The menorah of Chanuka, sometimes called the chanukiya has, as is well known, its root in the menorah of the Temple. While there are many halachoth (regulations) regarding how the biblical menorah should look and how it should be built, Rashi, the great French commentator, points to a most remarkable halachic feature that requires our attention. Regarding the instruction that the lamps need to be arranged in such a way that they are lit "towards the menorah," (Bamidbar 8.2) Rashi comments that this means that all the lamps should point in the direction of the middle light.
The Italian sage and physician Rav Obadya Seforno, in his masterful commentary on the Torah, argues that this is to teach us that the "right-wingers" and "left-wingers" need to focus on the middle light which is the main light of the menorah.
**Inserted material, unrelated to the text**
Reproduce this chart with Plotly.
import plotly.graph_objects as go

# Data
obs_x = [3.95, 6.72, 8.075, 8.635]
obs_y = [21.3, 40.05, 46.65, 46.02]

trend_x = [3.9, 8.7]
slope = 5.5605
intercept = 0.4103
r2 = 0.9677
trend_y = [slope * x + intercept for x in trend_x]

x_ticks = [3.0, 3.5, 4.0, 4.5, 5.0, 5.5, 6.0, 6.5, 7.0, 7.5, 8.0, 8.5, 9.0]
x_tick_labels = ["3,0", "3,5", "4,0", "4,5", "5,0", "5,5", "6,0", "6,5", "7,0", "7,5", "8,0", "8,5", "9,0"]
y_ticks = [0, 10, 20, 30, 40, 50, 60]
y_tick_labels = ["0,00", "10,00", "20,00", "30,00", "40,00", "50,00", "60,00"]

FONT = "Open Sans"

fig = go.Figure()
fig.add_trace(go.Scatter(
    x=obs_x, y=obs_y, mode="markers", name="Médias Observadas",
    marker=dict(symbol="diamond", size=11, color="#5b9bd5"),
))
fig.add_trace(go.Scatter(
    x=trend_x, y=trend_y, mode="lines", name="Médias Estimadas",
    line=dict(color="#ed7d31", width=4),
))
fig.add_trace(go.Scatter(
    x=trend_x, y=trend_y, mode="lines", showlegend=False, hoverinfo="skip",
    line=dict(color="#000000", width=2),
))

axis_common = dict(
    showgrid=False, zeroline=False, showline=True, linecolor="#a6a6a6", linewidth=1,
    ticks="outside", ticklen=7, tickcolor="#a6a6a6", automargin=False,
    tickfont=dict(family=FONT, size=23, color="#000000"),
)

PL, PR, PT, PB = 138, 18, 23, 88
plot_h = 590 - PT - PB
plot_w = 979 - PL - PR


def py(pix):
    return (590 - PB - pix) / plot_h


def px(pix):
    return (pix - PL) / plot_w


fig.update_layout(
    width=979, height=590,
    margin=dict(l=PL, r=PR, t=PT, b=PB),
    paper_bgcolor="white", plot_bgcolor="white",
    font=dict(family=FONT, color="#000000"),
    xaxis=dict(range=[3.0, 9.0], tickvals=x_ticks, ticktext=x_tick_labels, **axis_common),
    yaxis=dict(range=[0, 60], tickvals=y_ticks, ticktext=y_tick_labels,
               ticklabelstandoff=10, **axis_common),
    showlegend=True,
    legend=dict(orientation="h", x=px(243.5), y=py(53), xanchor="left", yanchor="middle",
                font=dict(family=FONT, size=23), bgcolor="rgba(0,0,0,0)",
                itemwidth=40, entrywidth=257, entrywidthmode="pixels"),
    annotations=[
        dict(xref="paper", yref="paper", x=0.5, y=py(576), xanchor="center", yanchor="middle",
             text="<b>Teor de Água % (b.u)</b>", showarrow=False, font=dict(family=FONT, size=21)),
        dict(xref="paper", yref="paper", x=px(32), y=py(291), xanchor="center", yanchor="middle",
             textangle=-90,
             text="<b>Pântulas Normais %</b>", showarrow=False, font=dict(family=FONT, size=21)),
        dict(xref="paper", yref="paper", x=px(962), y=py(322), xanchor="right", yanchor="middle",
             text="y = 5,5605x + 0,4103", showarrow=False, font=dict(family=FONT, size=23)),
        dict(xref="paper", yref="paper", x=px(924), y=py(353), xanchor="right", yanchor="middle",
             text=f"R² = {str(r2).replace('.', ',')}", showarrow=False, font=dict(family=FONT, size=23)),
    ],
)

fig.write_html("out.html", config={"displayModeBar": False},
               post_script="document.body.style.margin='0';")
While both are completely dedicated to Torah and its tradition, the right-wingers, i.e. those who are busy with eternal life, learning and implementing Torah, need to know that without the left-wingers, those who occupy themselves with the affairs of the mundane world, Judaism will not succeed. At the same time, the left-wingers have to understand that without those who occupy themselves with the study and implementation of Torah, their worldly occupation would lack the opportunity of sanctification. Only in a combined effort, symbolized by the middle light, will there be the kind of balance which the Torah and Judaism requires. This is based on the talmudic principle that "If not for the leaves, the grapes could not exist." (Chulin 92a)
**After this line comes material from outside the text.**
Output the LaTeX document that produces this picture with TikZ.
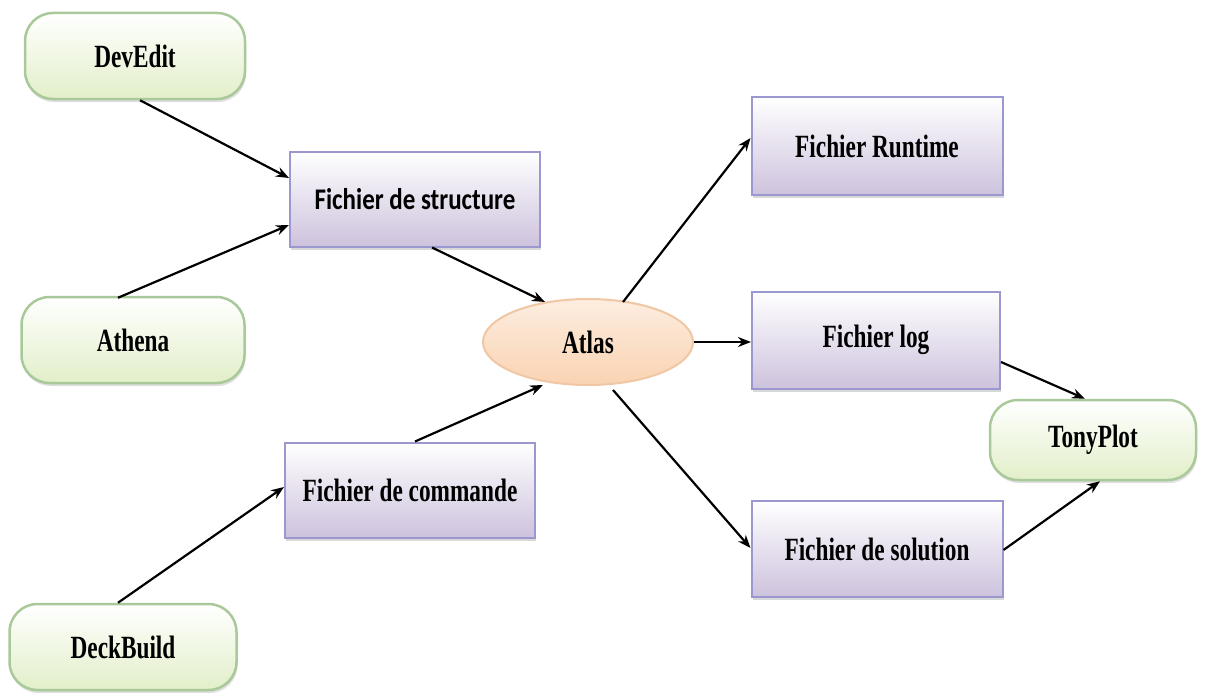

Rabbi Samson Rafael Hirsch, known for his philosophy of Torah and Derech Eretz (Torah and worldly occupation), commenting on Yacov's final blessings to his children adds: "The nation that is to descend from him (Yacov) is to be, in its external relations a single unit and internally a "Kehal Goyim," a United Congregation of many kinds of people and professions. Each tribe is to represent a special type of person. The people of Yacov, who, as Israel, are to reveal to the world the directive power of God penetrating and conquering everything that is earthly in human beings, is, therefore, not to show as being in any way one-sided, but, as a model nation, shall present in a nutshell the most varied appearance of all different characteristics. In its tribes, martial nations as well as merchant ones, as well as scientific and scholarly ones, et c. are all to be represented. Thus the fact is to be made clear to the world that the devotion and sanctification of human life in the bond with God through His law is not dependent on a condition to any special calling in life or national characteristic, but that the whole of mankind, with all its diversity is called on to accept the one common conception of God as taught by Israel and so from all the different individual and national characteristics of mankind into the United Kingdom of God." (Bereshith 35:11,12, translation by Isaac Levy)
Chatam Sofer, however, gives this halachic requirement a slightly different meaning. He warns his readers not to deviate from the middle road. As long as Jewish law is fully observed, one should not be too much of a right-winger or left-winger. The ways of God are those which testify to religious balance. This does not mean, as some people would take it, that a mediocre attitude towards observance is suggested or that a kind of religious status quo is maintained in which people no longer strive for higher spiritual dimensions, but that one should understand that it is not to become religiously "fat" which is the ultimate goal, but to become spiritually high. To grow plump is to become overly right- or left-wing with the result that one topples over; to become high means that one grows in equal and straight proportions.
The gravest thing for a religious person is to forget what he represents.